▸ What is being asked
Type out the complete listing below word for word, without its pictures.

▸ Data
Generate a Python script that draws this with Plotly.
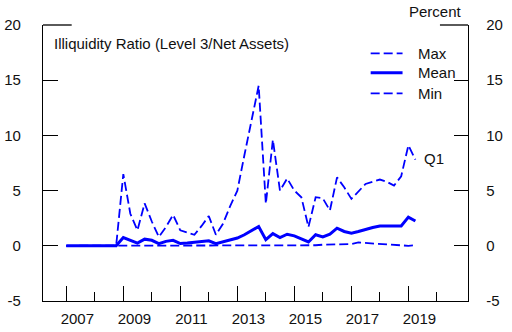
import pandas as pd
import plotly.graph_objects as go

# Quarter-end dates, 2006Q4 .. 2019Q1
dates = pd.date_range("2006-12-31", periods=50, freq="QE")

max_vals = [0, 0, 0, 0, 0, 0, 0, 0,
            6.5, 2.9, 1.4, 3.85, 2.2, 0.8, 1.7, 2.8, 1.4, 1.2, 1.0, 1.8,
            2.7, 1.0, 2.0, 3.6, 5.0, 8.2, 11.5, 14.5, 3.8, 9.6, 5.0, 6.1,
            5.0, 4.4, 1.7, 4.4, 4.3, 3.2, 6.2, 5.3, 4.25, 4.9, 5.6, 5.8,
            6.0, 5.8, 5.45, 6.3, 9.1, 7.8]
mean_vals = [0, 0, 0, 0, 0, 0, 0, 0,
             0.75, 0.5, 0.25, 0.6, 0.5, 0.2, 0.4, 0.5, 0.2, 0.25, 0.3, 0.35,
             0.45, 0.2, 0.35, 0.55, 0.7, 1.0, 1.4, 1.75, 0.55, 1.1, 0.75, 1.05,
             0.9, 0.65, 0.35, 1.0, 0.8, 1.05, 1.6, 1.3, 1.15, 1.3, 1.5, 1.65,
             1.8, 1.8, 1.8, 1.8, 2.6, 2.25]
min_vals = [0] * 35 + [0.05, 0.1, 0.1, 0.12, 0.15, 0.15, 0.3, 0.25, 0.2,
                       0.15, 0.1, 0.05, 0.0, 0.0, 0.05]

major_years = [2007, 2009, 2011, 2013, 2015, 2017, 2019]
minor_years = [2008, 2010, 2012, 2014, 2016, 2018, 2020]
y_ticks = [-5, 0, 5, 10, 15, 20]
y_tick_text = ["-5", "0", "5", "10", "15", "20"]

series_names = ["Max", "Mean", "Min"]
title_text = "Illiquidity Ratio (Level 3/Net Assets)"
unit_text = "Percent"
end_label = "Q1"

BLUE = "#0000FF"
FONT = "Liberation Sans, Arial, sans-serif"
DASH = "9px,4px"

fig = go.Figure()
fig.add_trace(go.Scatter(x=dates, y=min_vals, mode="lines",
                         line=dict(color=BLUE, width=1.8, dash=DASH),
                         showlegend=False, hoverinfo="skip"))
fig.add_trace(go.Scatter(x=dates, y=max_vals, mode="lines",
                         line=dict(color=BLUE, width=1.8, dash=DASH),
                         showlegend=False, hoverinfo="skip"))
fig.add_trace(go.Scatter(x=dates, y=mean_vals, mode="lines",
                         line=dict(color=BLUE, width=3),
                         showlegend=False, hoverinfo="skip"))
# dummy trace for right axis
fig.add_trace(go.Scatter(x=[dates[0]], y=[0], yaxis="y2", mode="lines",
                         line=dict(width=0), showlegend=False, hoverinfo="skip"))

axis_common = dict(showgrid=False, zeroline=False, showline=True,
                   linecolor="black", linewidth=1.3, ticks="inside",
                   tickcolor="black", tickwidth=1.3, automargin=False,
                   tickfont=dict(family=FONT, size=15, color="#111"))

fig.update_layout(
    width=512, height=332,
    margin=dict(l=43, r=44, t=25, b=31),
    paper_bgcolor="white", plot_bgcolor="white",
    xaxis=dict(**axis_common, type="date",
               range=["2006-03-08", "2021-02-02"],
               tickvals=[f"{y}-01-01" for y in major_years],
               ticktext=[str(y) for y in major_years],
               ticklen=15, ticklabelshift=11, ticklabelstandoff=4,
               minor=dict(tickvals=[f"{y}-01-01" for y in minor_years],
                          ticks="inside", ticklen=9, tickcolor="black",
                          tickwidth=1.3, showgrid=False)),
    yaxis=dict(**axis_common, range=[-5, 20], tickvals=y_ticks,
               ticktext=y_tick_text, ticklen=15, ticklabelstandoff=18),
    yaxis2=dict(**axis_common, range=[-5, 20], tickvals=y_ticks,
                ticktext=y_tick_text, overlaying="y", side="right",
                ticklen=14, ticklabelstandoff=14),
    showlegend=False,
)

# partial top border segments
fig.add_shape(type="line", xref="paper", yref="paper", x0=0, x1=0.0675,
              y0=1, y1=1, line=dict(color="black", width=1.3))
fig.add_shape(type="line", xref="paper", yref="paper", x0=0.934, x1=1,
              y0=1, y1=1, line=dict(color="black", width=1.3))

txt = dict(family=FONT, size=15, color="#111")
fig.add_annotation(text=title_text, xref="paper", yref="paper", x=0.0228,
                   y=0.934, xanchor="left", yanchor="middle",
                   showarrow=False, font=txt, borderpad=0)
fig.add_annotation(text=unit_text, xref="paper", yref="paper", x=0.989,
                   y=1.0507, xanchor="right", yanchor="middle",
                   showarrow=False, font=txt, borderpad=0)
fig.add_annotation(text=end_label, xref="paper", yref="paper", x=0.8934,
                   y=0.5145, xanchor="left", yanchor="middle",
                   showarrow=False, font=txt, borderpad=0)

# manual legend
leg_y = [0.8975, 0.8272, 0.7525]
leg_styles = [dict(width=1.8, dash=DASH), dict(width=3), dict(width=1.8, dash=DASH)]
for name, yy, st in zip(series_names, leg_y, leg_styles):
    fig.add_shape(type="line", xref="paper", yref="paper", x0=0.771, x1=0.846,
                  y0=yy, y1=yy, line=dict(color=BLUE, **st))
    fig.add_annotation(text=name, xref="paper", yref="paper", x=0.879, y=yy,
                       xanchor="left", yanchor="middle", showarrow=False,
                       font=txt, borderpad=0)

fig.write_html("out.html")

▸ Exercise answer
Generate a Python script that draws this with Plotly.
import pandas as pd
import plotly.graph_objects as go

# Quarter-end dates, 2006Q4 .. 2019Q1
dates = pd.date_range("2006-12-31", periods=50, freq="QE")

max_vals = [0, 0, 0, 0, 0, 0, 0, 0,
            6.5, 2.9, 1.4, 3.85, 2.2, 0.8, 1.7, 2.8, 1.4, 1.2, 1.0, 1.8,
            2.7, 1.0, 2.0, 3.6, 5.0, 8.2, 11.5, 14.5, 3.8, 9.6, 5.0, 6.1,
            5.0, 4.4, 1.7, 4.4, 4.3, 3.2, 6.2, 5.3, 4.25, 4.9, 5.6, 5.8,
            6.0, 5.8, 5.45, 6.3, 9.1, 7.8]
mean_vals = [0, 0, 0, 0, 0, 0, 0, 0,
             0.75, 0.5, 0.25, 0.6, 0.5, 0.2, 0.4, 0.5, 0.2, 0.25, 0.3, 0.35,
             0.45, 0.2, 0.35, 0.55, 0.7, 1.0, 1.4, 1.75, 0.55, 1.1, 0.75, 1.05,
             0.9, 0.65, 0.35, 1.0, 0.8, 1.05, 1.6, 1.3, 1.15, 1.3, 1.5, 1.65,
             1.8, 1.8, 1.8, 1.8, 2.6, 2.25]
min_vals = [0] * 35 + [0.05, 0.1, 0.1, 0.12, 0.15, 0.15, 0.3, 0.25, 0.2,
                       0.15, 0.1, 0.05, 0.0, 0.0, 0.05]

major_years = [2007, 2009, 2011, 2013, 2015, 2017, 2019]
minor_years = [2008, 2010, 2012, 2014, 2016, 2018, 2020]
y_ticks = [-5, 0, 5, 10, 15, 20]
y_tick_text = ["-5", "0", "5", "10", "15", "20"]

series_names = ["Max", "Mean", "Min"]
title_text = "Illiquidity Ratio (Level 3/Net Assets)"
unit_text = "Percent"
end_label = "Q1"

BLUE = "#0000FF"
FONT = "Liberation Sans, Arial, sans-serif"
DASH = "9px,4px"

fig = go.Figure()
fig.add_trace(go.Scatter(x=dates, y=min_vals, mode="lines",
                         line=dict(color=BLUE, width=1.8, dash=DASH),
                         showlegend=False, hoverinfo="skip"))
fig.add_trace(go.Scatter(x=dates, y=max_vals, mode="lines",
                         line=dict(color=BLUE, width=1.8, dash=DASH),
                         showlegend=False, hoverinfo="skip"))
fig.add_trace(go.Scatter(x=dates, y=mean_vals, mode="lines",
                         line=dict(color=BLUE, width=3),
                         showlegend=False, hoverinfo="skip"))
# dummy trace for right axis
fig.add_trace(go.Scatter(x=[dates[0]], y=[0], yaxis="y2", mode="lines",
                         line=dict(width=0), showlegend=False, hoverinfo="skip"))

axis_common = dict(showgrid=False, zeroline=False, showline=True,
                   linecolor="black", linewidth=1.3, ticks="inside",
                   tickcolor="black", tickwidth=1.3, automargin=False,
                   tickfont=dict(family=FONT, size=15, color="#111"))

fig.update_layout(
    width=512, height=332,
    margin=dict(l=43, r=44, t=25, b=31),
    paper_bgcolor="white", plot_bgcolor="white",
    xaxis=dict(**axis_common, type="date",
               range=["2006-03-08", "2021-02-02"],
               tickvals=[f"{y}-01-01" for y in major_years],
               ticktext=[str(y) for y in major_years],
               ticklen=15, ticklabelshift=11, ticklabelstandoff=4,
               minor=dict(tickvals=[f"{y}-01-01" for y in minor_years],
                          ticks="inside", ticklen=9, tickcolor="black",
                          tickwidth=1.3, showgrid=False)),
    yaxis=dict(**axis_common, range=[-5, 20], tickvals=y_ticks,
               ticktext=y_tick_text, ticklen=15, ticklabelstandoff=18),
    yaxis2=dict(**axis_common, range=[-5, 20], tickvals=y_ticks,
                ticktext=y_tick_text, overlaying="y", side="right",
                ticklen=14, ticklabelstandoff=14),
    showlegend=False,
)

# partial top border segments
fig.add_shape(type="line", xref="paper", yref="paper", x0=0, x1=0.0675,
              y0=1, y1=1, line=dict(color="black", width=1.3))
fig.add_shape(type="line", xref="paper", yref="paper", x0=0.934, x1=1,
              y0=1, y1=1, line=dict(color="black", width=1.3))

txt = dict(family=FONT, size=15, color="#111")
fig.add_annotation(text=title_text, xref="paper", yref="paper", x=0.0228,
                   y=0.934, xanchor="left", yanchor="middle",
                   showarrow=False, font=txt, borderpad=0)
fig.add_annotation(text=unit_text, xref="paper", yref="paper", x=0.989,
                   y=1.0507, xanchor="right", yanchor="middle",
                   showarrow=False, font=txt, borderpad=0)
fig.add_annotation(text=end_label, xref="paper", yref="paper", x=0.8934,
                   y=0.5145, xanchor="left", yanchor="middle",
                   showarrow=False, font=txt, borderpad=0)

# manual legend
leg_y = [0.8975, 0.8272, 0.7525]
leg_styles = [dict(width=1.8, dash=DASH), dict(width=3), dict(width=1.8, dash=DASH)]
for name, yy, st in zip(series_names, leg_y, leg_styles):
    fig.add_shape(type="line", xref="paper", yref="paper", x0=0.771, x1=0.846,
                  y0=yy, y1=yy, line=dict(color=BLUE, **st))
    fig.add_annotation(text=name, xref="paper", yref="paper", x=0.879, y=yy,
                       xanchor="left", yanchor="middle", showarrow=False,
                       font=txt, borderpad=0)

fig.write_html("out.html")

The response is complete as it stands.